Quali analisi per la manutenzione predittiva?
Ecco dunque che dalla data science, applicata alla predictive maintenance, possono derivare diverse tipologie di analisi.
SAP, che al tema ha dedicato un lungo documento dal titolo “Data Science and Machine Learning in Internet of Things anche Predictive Maintenance”, le ha raggruppate in 5 categorie:
- Trend
Quali sono le tendenze nei dati, come si comporta, nel tempo, un sensore? C’è qualche processo fuori controllo? Qual è la vita utile prevista per ciascun componente? - Relazioni
Quali sono le cause principali di un gusto a una macchina? - Segmentazione
È possibile segmentare o raggruppare chiaramente i dati? - Associazioni
Quali sono le correlazioni tra i dati? Un degrado nelle performance della macchina e il guasto possono essere correlati? - Anomalie
Quali sono le anomalie e quali i valori insoliti? Sono da considerare come errori o come effettivi cambiamenti nel comportamento di una macchina o di un sensore?
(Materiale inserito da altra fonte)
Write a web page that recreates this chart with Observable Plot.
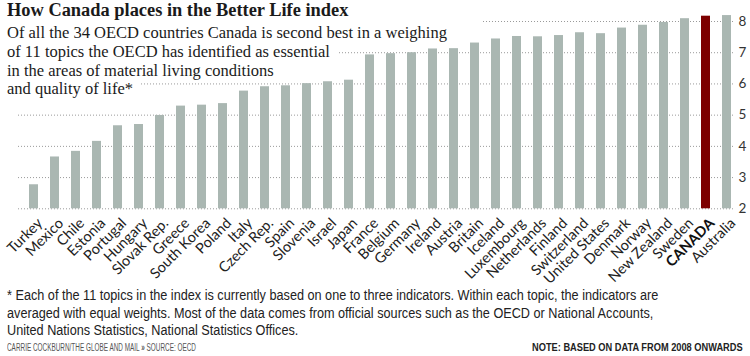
<!DOCTYPE html>
<html>
<head>
<meta charset="utf-8">
<script src="https://cdn.jsdelivr.net/npm/d3@7"></script>
<script src="https://cdn.jsdelivr.net/npm/@observablehq/plot@0.6"></script>
<style>
  body { margin: 0; background: #fff; }
  #wrap { position: relative; width: 750px; height: 356px; overflow: hidden; background: #fff; }
  #chart { position: absolute; left: 0; top: 0; }
  .serif { font-family: "Liberation Serif", "Times New Roman", serif; color: #1a1a1a; white-space: nowrap; }
  .ln { position: absolute; left: 0; }
  .ln span { background: #fff; display: inline-block; padding-left: 7px; padding-right: 8px; }
  #title { top: 0px; font-size: 18.4px; font-weight: bold; line-height: 20px; }
  .sub { font-size: 16.5px; line-height: 19px; }
  #foot { position: absolute; left: 7px; top: 287px; font-family: "Liberation Sans", Arial, sans-serif; font-size: 14px; line-height: 17.5px; color: #222; white-space: nowrap; transform: scaleX(0.905); transform-origin: left top; }
  #credit { position: absolute; left: 7px; top: 342px; font-family: "Liberation Sans", Arial, sans-serif; font-size: 10px; color: #555; white-space: nowrap; transform: scaleX(0.64); transform-origin: left top; }
  #note { position: absolute; right: 7px; top: 342px; font-family: "Liberation Sans", Arial, sans-serif; font-size: 10px; font-weight: bold; color: #222; white-space: nowrap; transform: scaleX(0.925); transform-origin: right top; }
</style>
</head>
<body>
<div id="wrap">
  <div id="chart"></div>
  <div class="ln serif" id="title"><span>How Canada places in the Better Life index</span></div>
  <div class="ln serif sub" style="top:20px"><span style="padding-top:3px;padding-right:34px">Of all the 34 OECD countries Canada is second best in a weighing</span></div>
  <div class="ln serif sub" style="top:42px"><span>of 11 topics the OECD has identified as essential</span></div>
  <div class="ln serif sub" style="top:60.5px"><span>in the areas of material living conditions</span></div>
  <div class="ln serif sub" style="top:78.5px"><span>and quality of life*</span></div>
  <div id="foot">* Each of the 11 topics in the index is currently based on one to three indicators. Within each topic, the indicators are<br>averaged with equal weights. Most of the data comes from official sources such as the OECD or National Accounts,<br>United Nations Statistics, National Statistics Offices.</div>
  <div id="credit">CARRIE COCKBURN/THE GLOBE AND MAIL <b>»</b> SOURCE: OECD</div>
  <div id="note">NOTE: BASED ON DATA FROM 2008 ONWARDS</div>
</div>
<script>
const countries = ["Turkey","Mexico","Chile","Estonia","Portugal","Hungary","Slovak Rep.","Greece","South Korea","Poland","Italy","Czech Rep.","Spain","Slovenia","Israel","Japan","France","Belgium","Germany","Ireland","Austria","Britain","Iceland","Luxembourg","Netherlands","Finland","Switzerland","United States","Denmark","Norway","New Zealand","Sweden","CANADA","Australia"];
const values = [2.77,3.66,3.84,4.16,4.66,4.70,4.99,5.29,5.32,5.37,5.77,5.91,5.94,6.01,6.07,6.12,6.93,6.97,7.00,7.12,7.13,7.31,7.44,7.52,7.51,7.55,7.64,7.61,7.79,7.88,7.97,8.09,8.17,8.19];
const yTicks = [2,3,4,5,6,7,8];
const highlight = "CANADA";

const data = countries.map((c, i) => ({country: c, value: values[i]}));
const others = data.filter(d => d.country !== highlight);
const hl = data.filter(d => d.country === highlight);

const labelFont = "Lato, 'Open Sans', sans-serif";

const chart = Plot.plot({
  width: 750,
  height: 294,
  marginTop: 21,
  marginBottom: 85.7,
  marginLeft: 12,
  marginRight: 2.4,
  style: {fontFamily: labelFont, background: "transparent", overflow: "visible"},
  x: {domain: countries, padding: 0.57, axis: null},
  y: {domain: [2, 8], axis: null},
  marks: [
    Plot.ruleY(yTicks, {stroke: "#9a9a9a", strokeDasharray: "1,2", insetLeft: 6, insetRight: 14}),
    Plot.barY(others, {x: "country", y1: 2, y2: "value", fill: "#aab7b2"}),
    Plot.barY(hl, {x: "country", y1: 2, y2: "value", fill: "#7d0000"}),
    Plot.text(yTicks, {y: d => d, text: d => String(d), frameAnchor: "right", textAnchor: "start", dx: -9.6, fontSize: 13.5, fontFamily: labelFont, fill: "#333"}),
    Plot.text(others, {x: "country", y: 2, text: "country", rotate: -45, textAnchor: "end", dx: 6, dy: 12, fontSize: 14.5, fontFamily: labelFont, fill: "#222"}),
    Plot.text(hl, {x: "country", y: 2, text: "country", rotate: -45, textAnchor: "end", dx: 6, dy: 12, fontSize: 14.5, fontFamily: labelFont, fontWeight: "bold", fill: "#111"})
  ]
});
document.getElementById("chart").appendChild(chart);
</script>
</body>
</html>
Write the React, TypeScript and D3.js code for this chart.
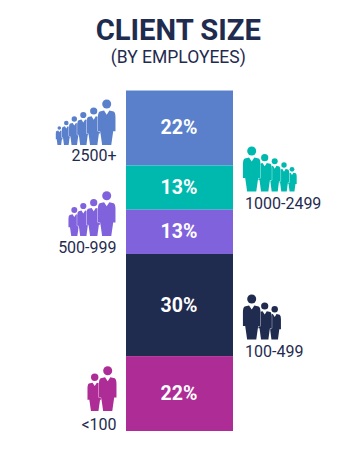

Parliamo dunque di relazioni, con l’obiettivo di costruire un modello che definisca le relazioni tra gli input e gli output, mentre le anomalie possono essere eventi che anticipano una rottura.
A questi cinque gruppi principali, si possono poi aggiungere ulteriori attività, ad esempio simulazioni, ottimizzazioni, analisi di dati non strutturati, mining.
In tutto questo contesto, non deve mancare la competenza specifica del settore nel quale si opera, senza la quale, ad esempio, sarebbe impossibile utilizzare gli eventi rari in una logica di manutenzione predittiva. Proprio per la loro rarità, a questi eventi si associano pochi dati, difficilmente storicizzabili. Ecco allora che la competenza degli esperti è quella che consente di inserire anche questi eventi in un processo di analisi predittiva.
Nella sua visione, SAP ha così schematizzato il processo che lega data science e manutenzione predittiva.
Appare chiaro, da questa immagine, che non si possa fermarsi agli algoritmi: l’attività principale, nell’ambito della data science, è nell’identificazione, accesso, preparazione dei dati per l’analisi.
Tuttavia, senza dati rilevanti e di qualità nessuna analisi è possibile.
Certo, l’accuratezza dell’algoritmo è importante, ma altrettanto cruciale è la comprensione del modello: se l’obiettivo è migliorare i processi di business, è indispensabile comprendere perché dalle analisi arrivino indicazioni di cambiamenti da apportare. Altrimenti nessuna azione diventa possibile.
Nessun data scientist è un’isola
Torniamo a parlare dunque di attività collaborative, che prevedono l’intervento di diverse figure professionali.
Il data scientist non basta.
Nella sua visione SAP identifica 4 figure professionali a vario titolo coinvolte.
Si parte dal data manager, il cui compito è acquisire i dati dell’OT attraverso processi scalabili e cost-effective; i dati OT in segnali vengono tradotti in segnali “consumabili”, che passano al data scientist o al data analyst, che a loro volta passano all’esperto gli insight derivanti dalle loro analisi. Infine, dall’esperto si passa all’operatore di campo, che traduce le indicazioni in azioni specifiche.